Using Windows Vista OS I encountered a problem.I purchased a Nero 7 program disc from guy and installed it.One week later while burning a disc, a message popped up stating the Nero copy I was using was pirated. Also the software would be disabled. I then removed that copy of Nero and installed a legitimate version, I then tried to burn a disc and everything appeared to work normally. After the disc completed and was ejected,I reinserted the disc to check it and the autoplay window opened asking what to do with the blank disc. Next I opened My Computer and checked the disc's condition which was reported as blank.Figuring that the code that was used to disable Nero has somehow disabled my burner. I reinstalled my OS using my recovery discs that were made months before the incident. I then tried to burn an audio disc to no avail. I used Windows Media Player to burn the disc. It went through all of its steps and then ejected the disc. I reinserted the disc to check it and the autoplay kicked in, asking if I wanted to burn the blank disc in the drive. I then switched to Nero 7 to see if it could burn the disc. First went into tools so I could use the Disc Info to verify the condition of the disc.

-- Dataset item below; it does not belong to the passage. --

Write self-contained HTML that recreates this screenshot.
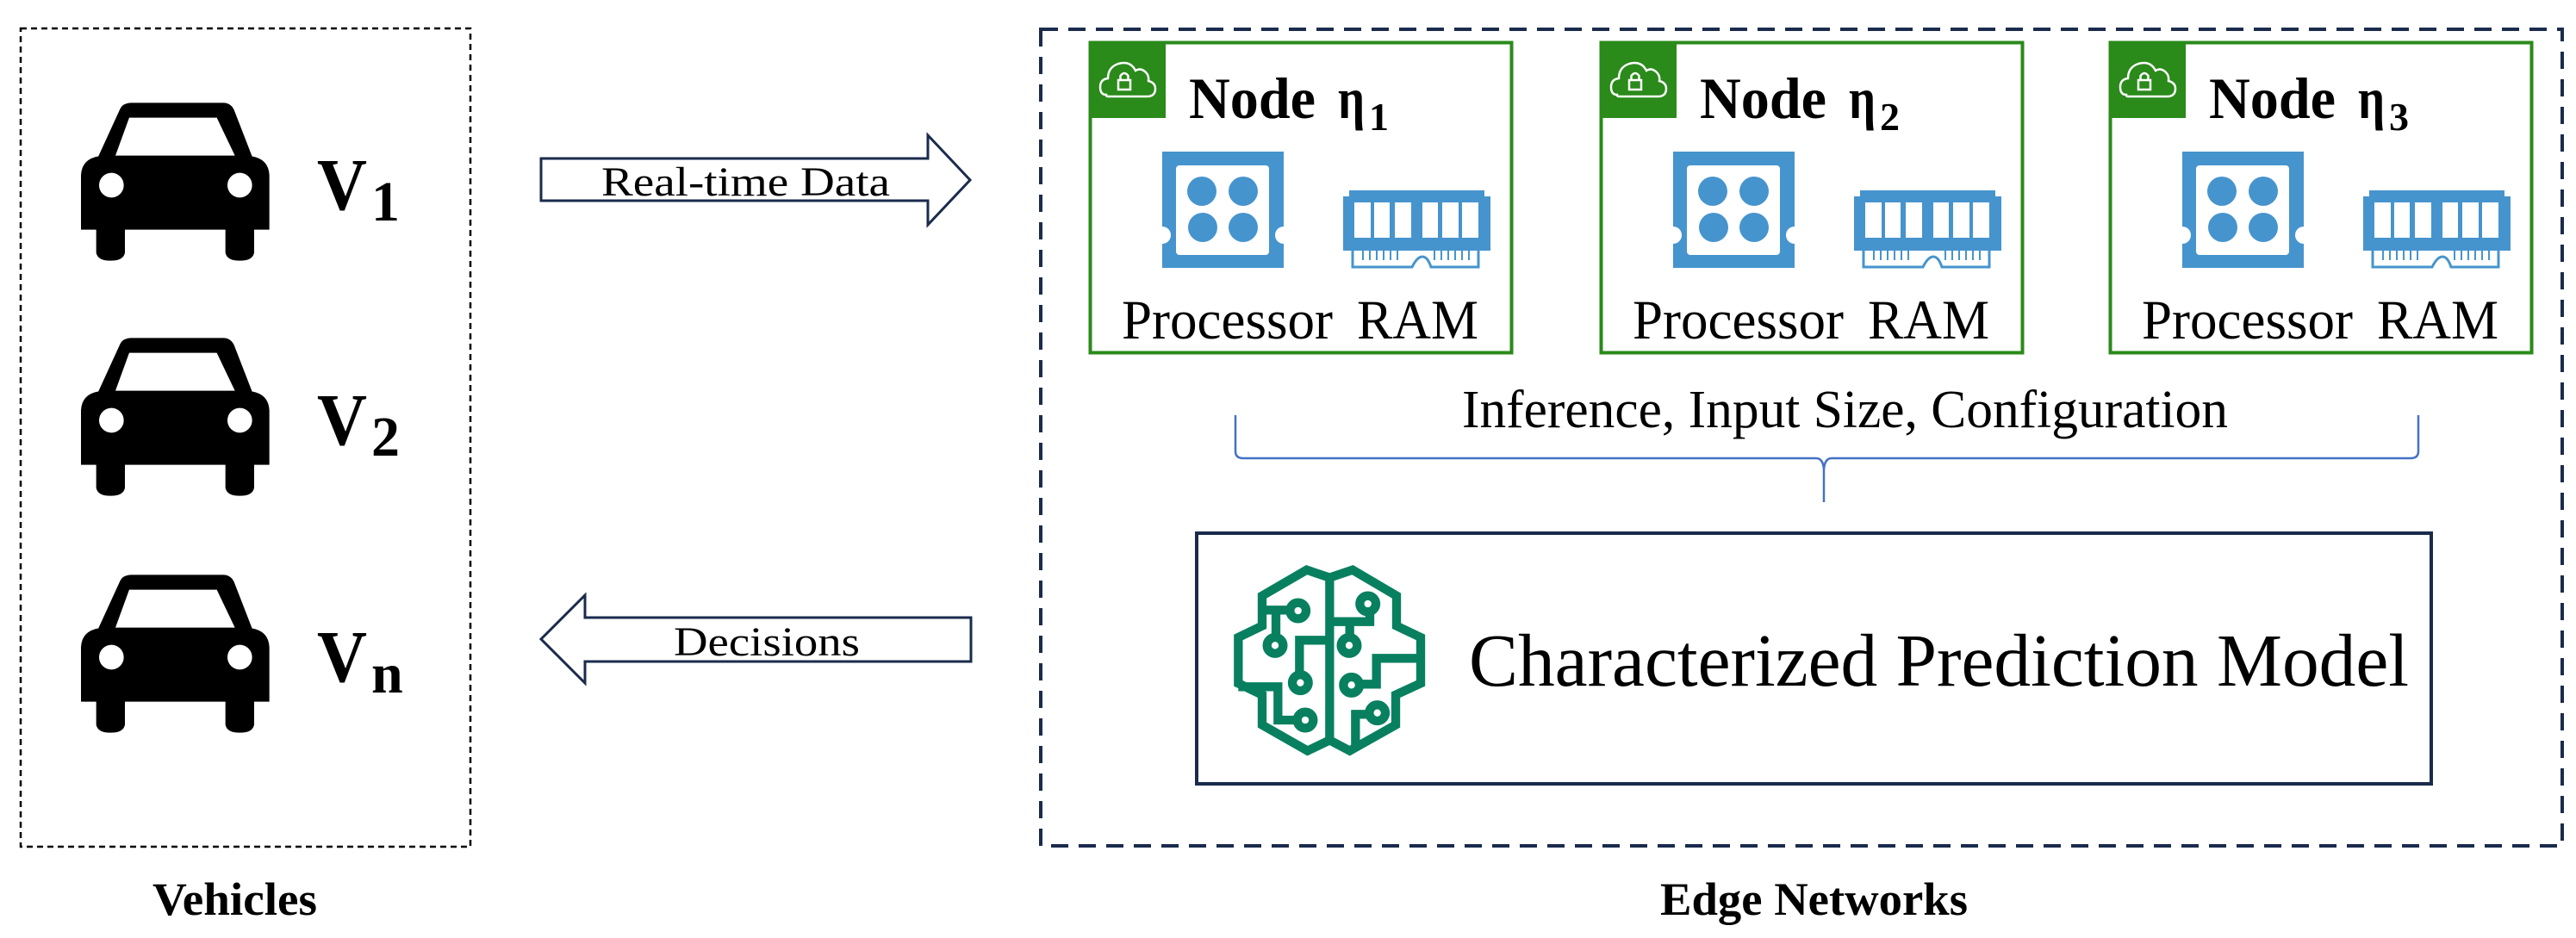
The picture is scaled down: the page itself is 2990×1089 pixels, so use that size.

It too stated that the disc was blank, so I started Nero 7 to burn the disc. To no avail. I I have used Device Manager to locate the drive , then uninstall it. Then I restarted the system. After that I went checked the devices properties, it also read that the drive was operating normally. I retried to burn the disc with both programs with no success.
I want to know if anyone else has had this problem and if so how were you able to overcome it.

Thanks


----------



## dai (Jul 2, 2004)

try removing the filters

http://support.microsoft.com/kb/929461


----------